The daughter of a New Zealand man who died from thunderstorm asthma in Melbourne says she just wants to bring her father's body home.
Last week hospitals were overwhelmed when a cool change and storm caused respiratory problems for thousands of people, with more than 8500 attending emergency departments.
Eight people died as a result of respiratory problems, including former Wellington man Sam Lau, who was 49.
He father suffered a severe asthma attack on 21 November, and died in a Melbourne hospital eight days later.
Mr Lau's family has launched a Givealittle page to help cover the cost of bringing his body back to New Zealand, and his funeral.
Daughter Sheila Lau said her father moved to Melbourne a year ago with her mother and two younger siblings to give them more opportunities.
She said he had started to suffer from mild asthma in his thirties. On the day he was admitted to hospital, he returned home after picking up her younger brother and sister and felt unwell.
Ms Lau said her father asked her mother to call an ambulance and it took 40 minutes to arrive because the emergency system was overwhelmed.

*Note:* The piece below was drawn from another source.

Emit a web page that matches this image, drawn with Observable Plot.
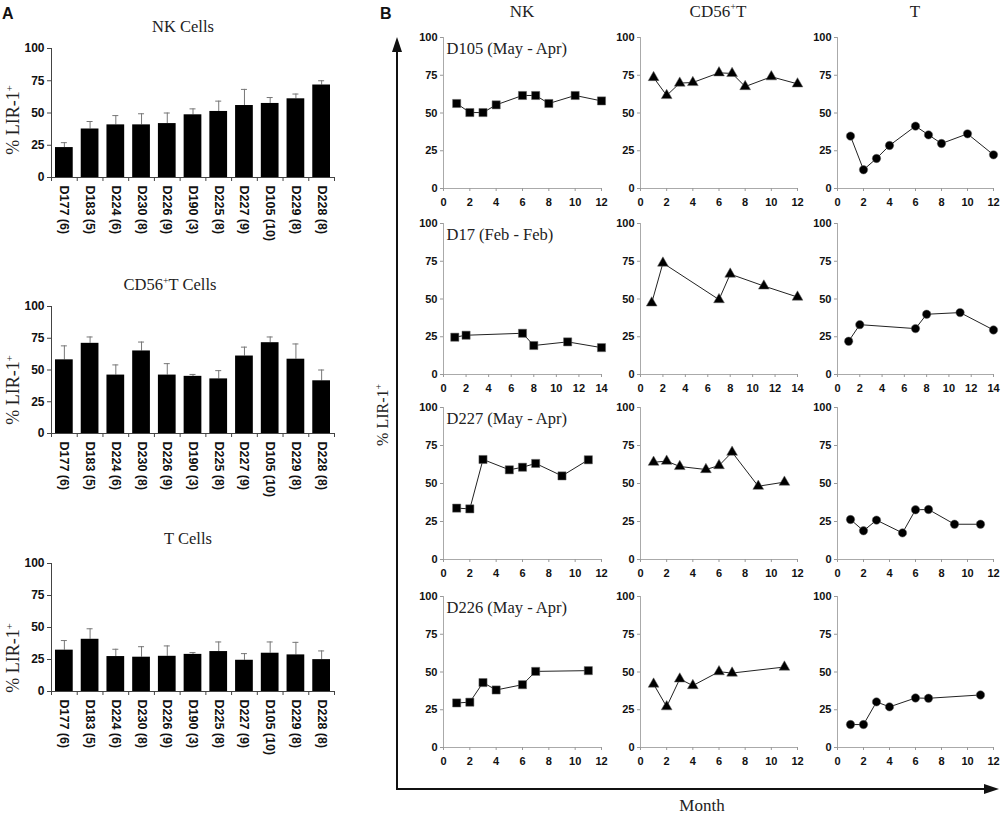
<!DOCTYPE html>
<html><head><meta charset="utf-8">
<script src="https://cdn.jsdelivr.net/npm/d3@7"></script>
<script src="https://cdn.jsdelivr.net/npm/@observablehq/plot@0.6"></script>
<style>
body{margin:0;background:#fff;}
#root{position:relative;width:1003px;height:815px;overflow:hidden;background:#fff;}
.t{position:absolute;white-space:nowrap;font-family:"Liberation Serif","Times New Roman",serif;color:#222;line-height:1;}
.rot{transform:translate(-50%,-50%) rotate(-90deg);}
.ctr{transform:translate(-50%,-50%);}
.lab{position:absolute;font-family:"Liberation Sans",Arial,sans-serif;font-weight:bold;font-size:16px;line-height:1;color:#111;}
sup{font-size:0.6em;vertical-align:0.6em;line-height:0;}
</style></head><body><div id="root"></div>
<script>
// ---------- Panel A data ----------
const donors = ["D177 (6)","D183 (5)","D224 (6)","D230 (8)","D226 (9)","D190 (3)","D225 (8)","D227 (9)","D105 (10)","D229 (8)","D228 (8)"];
const nkMean   = [23.2, 37.6, 40.8, 40.8, 41.8, 48.6, 51.2, 55.8, 57.4, 61.0, 71.7];
const nkSD     = [3.8, 5.8, 7.2, 8.6, 8.2, 4.6, 8.0, 12.5, 4.6, 3.7, 3.3];
const cd56Mean = [58.0, 71.0, 46.0, 65.0, 46.0, 45.0, 43.0, 61.0, 71.5, 58.5, 41.5];
const cd56SD   = [11.0, 5.0, 8.0, 7.0, 9.0, 1.5, 6.5, 7.0, 4.5, 12.0, 8.5];
const tMean    = [32.3, 40.8, 27.3, 26.8, 27.5, 29.0, 31.2, 24.4, 29.9, 28.6, 24.9];
const tSD      = [7.5, 8.2, 5.7, 8.2, 8.1, 1.4, 7.5, 5.2, 8.8, 9.8, 6.8];
const yTicks   = [0, 25, 50, 75, 100];

// ---------- Panel B data ----------
const monthsD105 = [1, 2, 3, 4, 6, 7, 8, 10, 12];
const d105NK     = [56.3, 50.3, 50.3, 55.4, 61.6, 61.6, 56.3, 61.6, 58.0];
const d105CD56T  = [73.5, 61.6, 69.8, 70.2, 76.6, 76.2, 67.5, 74.0, 69.3];
const d105T      = [34.7, 12.4, 19.9, 28.5, 41.3, 35.5, 29.8, 36.2, 22.3];

const monthsD17 = [1, 2, 7, 8, 11, 14];
const d17NK     = [24.7, 26.0, 27.3, 19.2, 21.6, 17.8];
const d17CD56T  = [47.4, 73.8, 49.6, 66.5, 58.6, 51.3];
const d17T      = [22.0, 33.0, 30.4, 39.9, 41.0, 29.5];

const monthsD227 = [1, 2, 3, 5, 6, 7, 9, 11];
const d227NK     = [33.8, 33.3, 65.8, 59.0, 60.7, 63.2, 55.0, 65.6];
const d227CD56T  = [64.0, 64.7, 61.2, 59.2, 61.8, 70.6, 48.2, 50.9];
const d227T      = [26.3, 18.9, 25.9, 17.5, 32.7, 32.9, 23.2, 23.2];

const monthsD226 = [1, 2, 3, 4, 6, 7, 11];
const d226NK     = [29.5, 30.0, 43.0, 38.1, 41.6, 50.4, 50.9];
const d226CD56T  = [42.0, 27.0, 45.4, 41.0, 50.2, 49.3, 53.3];
const d226T      = [15.2, 15.2, 30.2, 26.9, 32.8, 32.6, 34.8];

const donorLabels = ["D105 (May - Apr)", "D17 (Feb - Feb)", "D227 (May - Apr)", "D226 (May - Apr)"];
const monthMax = [12, 14, 12, 12];
const rowsB = [
  [monthsD105, d105NK, d105CD56T, d105T],
  [monthsD17, d17NK, d17CD56T, d17T],
  [monthsD227, d227NK, d227CD56T, d227T],
  [monthsD226, d226NK, d226CD56T, d226T]
];
const symbols = ["square", "triangle", "circle"];

// ---------- layout ----------
const root = document.getElementById("root");
function place(svg, left, top, font) {
  svg.style.position = "absolute";
  svg.style.left = left + "px";
  svg.style.top = top + "px";
  svg.style.background = "none";
  svg.style.overflow = "visible";
  svg.style.maxWidth = "none";
  svg.style.fontFamily = '"Liberation Sans", Arial, sans-serif';
  svg.style.fontWeight = "bold";
  svg.style.fontSize = font + "px";
  svg.style.color = "#111";
  root.appendChild(svg);
}
function html(cls, content, left, top, extra) {
  const d = document.createElement("div");
  d.className = cls;
  d.innerHTML = content;
  d.style.left = left + "px";
  d.style.top = top + "px";
  if (extra) Object.assign(d.style, extra);
  root.appendChild(d);
  return d;
}

// Panel A bar charts
function barPanel(means, sds, y0, y1) {
  const data = donors.map((label, i) => ({i, label, mean: means[i], hi: means[i] + sds[i]}));
  const mt = 10, mb = 70;
  const svg = Plot.plot({
    width: 345, height: mt + (y1 - y0) + mb,
    marginLeft: 51, marginRight: 11, marginTop: mt, marginBottom: mb,
    x: {domain: [0, donors.length], axis: null},
    y: {domain: [0, 100], axis: null},
    marks: [
      Plot.ruleX(data, {x: d => d.i + 0.5, y1: "mean", y2: "hi", stroke: "#777", strokeWidth: 1}),
      Plot.ruleY(data, {y: "hi", x1: d => d.i + 0.5, x2: d => d.i + 0.5, insetLeft: -3, insetRight: -3, stroke: "#777", strokeWidth: 1}),
      Plot.rectY(data, {x1: "i", x2: d => d.i + 1, y: "mean", insetLeft: 4, insetRight: 4, fill: "#000"}),
      Plot.ruleX([0], {stroke: "#444"}),
      Plot.ruleY([0], {stroke: "#444"}),
      Plot.axisY({ticks: yTicks, tickSize: 4, tickPadding: 3, stroke: "#444", label: null}),
      Plot.axisX({ticks: d3.range(donors.length + 1), tickSize: 4, tickFormat: () => "", stroke: "#444", label: null}),
      Plot.text(data, {x: d => d.i + 0.5, frameAnchor: "bottom", text: "label", rotate: 90, textAnchor: "start", lineAnchor: "middle", dy: 8, fontSize: 12.5, fill: "#111"})
    ]
  });
  place(svg, 0, y0 - mt, 12);
}
barPanel(nkMean, nkSD, 48, 177);
barPanel(cd56Mean, cd56SD, 306, 433);
barPanel(tMean, tSD, 563, 691);

// Panel B line charts
const colsB = [[443, 601], [640, 797], [837, 993]];
const rowsY = [[37, 188], [223, 374], [407, 559], [596, 747]];
rowsB.forEach((row, r) => {
  const months = row[0];
  for (let c = 0; c < 3; c++) {
    const vals = row[c + 1];
    const data = months.map((m, i) => ({m, v: vals[i]}));
    const [x0, x1] = colsB[c], [y0, y1] = rowsY[r];
    const ml = 32, mr = 10, mt = 10, mb = 26;
    const marks = [
      Plot.ruleX([0], {stroke: "#aaa"}),
      Plot.ruleY([0], {stroke: "#aaa"}),
      Plot.axisY({ticks: yTicks, tickSize: 3, tickPadding: 3, stroke: "#999", label: null}),
      Plot.axisX({ticks: d3.range(0, monthMax[r] + 1, 2), tickSize: 3, tickPadding: 7, stroke: "#999", label: null}),
      Plot.line(data, {x: "m", y: "v", stroke: "#222", strokeWidth: 1}),
      Plot.dot(data, {x: "m", y: "v", symbol: symbols[c], r: c === 0 ? 4.6 : (c === 1 ? 4 : 4.2), fill: "#000", stroke: "#666", strokeWidth: 0.5})
    ];
    if (c === 0) marks.push(Plot.text([donorLabels[r]], {frameAnchor: "top-left", text: d => d, dx: 3, dy: 5, lineAnchor: "top", textAnchor: "start", fontFamily: '"Liberation Serif", "Times New Roman", serif', fontWeight: "normal", fontSize: 16.5, fill: "#222"}));
    const svg = Plot.plot({
      width: ml + (x1 - x0) + mr, height: mt + (y1 - y0) + mb,
      marginLeft: ml, marginRight: mr, marginTop: mt, marginBottom: mb,
      x: {domain: [0, monthMax[r]], axis: null},
      y: {domain: [0, 100], axis: null},
      marks
    });
    place(svg, x0 - ml, y0 - mt, 11);
  }
});

// arrows for panel B
const ns = "http://www.w3.org/2000/svg";
const ov = document.createElementNS(ns, "svg");
ov.setAttribute("width", 1003); ov.setAttribute("height", 815);
ov.style.position = "absolute"; ov.style.left = "0"; ov.style.top = "0"; ov.style.pointerEvents = "none";
ov.innerHTML = '<path d="M397,790 V50 M396,789 H985" fill="none" stroke="#111" stroke-width="2"/>' +
  '<path d="M397,37 L392,52 L402,52 Z" fill="#111"/>' +
  '<path d="M999,789 L984,784 L984,794 Z" fill="#111"/>';
root.appendChild(ov);

// text
html("lab", "A", 2, 6);
html("lab", "B", 380, 6);
html("t ctr", "NK Cells", 183, 27, {fontSize: "16.5px"});
html("t ctr", "CD56<sup>+</sup>T Cells", 170, 285, {fontSize: "16.5px"});
html("t ctr", "T Cells", 188, 539, {fontSize: "16.5px"});
html("t rot", "% LIR-1<sup>+</sup>", 13, 120, {fontSize: "18px"});
html("t rot", "% LIR-1<sup>+</sup>", 13, 390, {fontSize: "18px"});
html("t rot", "% LIR-1<sup>+</sup>", 13, 658, {fontSize: "18px"});
html("t ctr", "NK", 522, 11, {fontSize: "17px"});
html("t ctr", "CD56<sup>+</sup>T", 718, 11, {fontSize: "17px"});
html("t ctr", "T", 915, 11, {fontSize: "17px"});
html("t rot", "% LIR-1<sup>+</sup>", 383, 415, {fontSize: "16px"});
html("t ctr", "Month", 702, 805, {fontSize: "17px"});
</script></body></html>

"My dad couldn't breath, his heart stopped, the neighbours were able to come over and perform CPR on Dad and get his heart going again, but then he was taken straight to the intensive care unit at Austin Hospital in Heidelberg."
Ms Lau said because New Zealand was home for the family they wanted to bring his body back.
"We're just struggling a bit financially at the moment to be able to come up with those funds at such short notice, so that's why I started the Givealittle page."
She said a lot of her family and friends were rallying around them and supporting them.
On the Givealittle page, she described Mr Lau as a man who always put his family first and worked hard to provide for his four children.
He was the sole earner in the house as his wife has to stay home to look after their youngest children, aged 10 and three, she said.
A humid weather change in Melbourne last Monday caused pollen, most likely from rye grass, to burst into tiny particles that were able to be inhaled through the nose and enter the lungs.
It caused many people, including those who had no history of asthma or respiratory issues, to experience mild to severe breathing difficulties.
One man described the feeling as being like an elephant standing on his chest.
The Victorian government has announced it would review authorities' ability to respond to medical emergencies following the outbreak.